Have you ever seen an ibis? If you do, it is said to bring good luck, especially if you wear one of the bird’s feathers. Perhaps, this is just what we need for the New Year. Don’t you agree that Americans could use some good luck? My beautiful granddaughter was amazed the other day as she looked out of her window to see not one, but sixteen of these sacred birds. I hope one of them left a feather for good luck!

The ibis is related to the heron and stork family. White ibises are considered “wetland birds,” as they are found around water in marshes and other wetland areas. They are found foraging for small fish and crustaceans in shallow areas of water, even in yards or parks in Southern Florida. This bird is easily identifiable by its long, slender, curved bill and its reddish pink legs. It is “larger than a Cattle Egret, but smaller than a Great Egret.”

The white ibis is most commonly found in Florida, and the Caribbean, but their range includes Baja, California and south to the coasts of Mexico. They have even been found in Columbia and Venezuela. During non-breeding season, they may be seen in states outside their typical range of habitation, such as East Texas and north to Virginia.

The American white ibis is largely monogamous, but the male, after mating with its monogamous partner, will sometimes mate with other females which ensures the success of maintaining its numbers. However, the human impact on male fertility is the result of a pollutant methylmercury, a known neurotoxin. Not only were males less fertile, but male to male copulation was increased by 55% as a result of this pollutant.

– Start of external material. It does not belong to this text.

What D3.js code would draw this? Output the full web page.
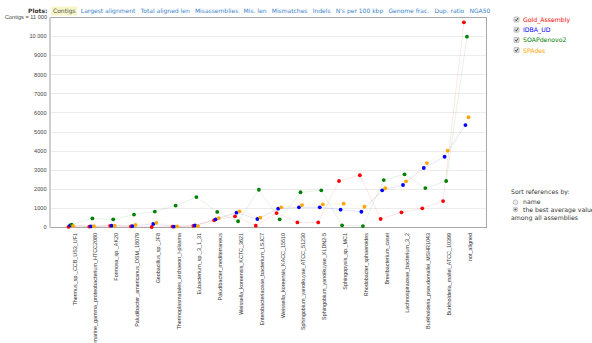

The ibis was revered by the ancient Egyptians as a symbol of the Moon god Thoth. Priests raised and sacrificed millions of ibises to their Moon god. Even the Pharaohs were buried with their sacred ibises to ensure entry into the afterlife. At the University of Miami, the ibis named Sebastian is their mascot. Sebastian became the official mascot in 1958 when a student wore an ibis suit and performed at a football game. However, there is a deeper meaning to selecting an ibis as a mascot. It is said in Native American folklore that the ibis, warning of danger, is the last to seek shelter prior to a hurricane and the first to emerge after it passes.

Therefore, the ibis is not only a bearer of good fortune, but can foretell danger as well. It is, indeed, a strange, even magical bird. May it bring us good luck in 2021!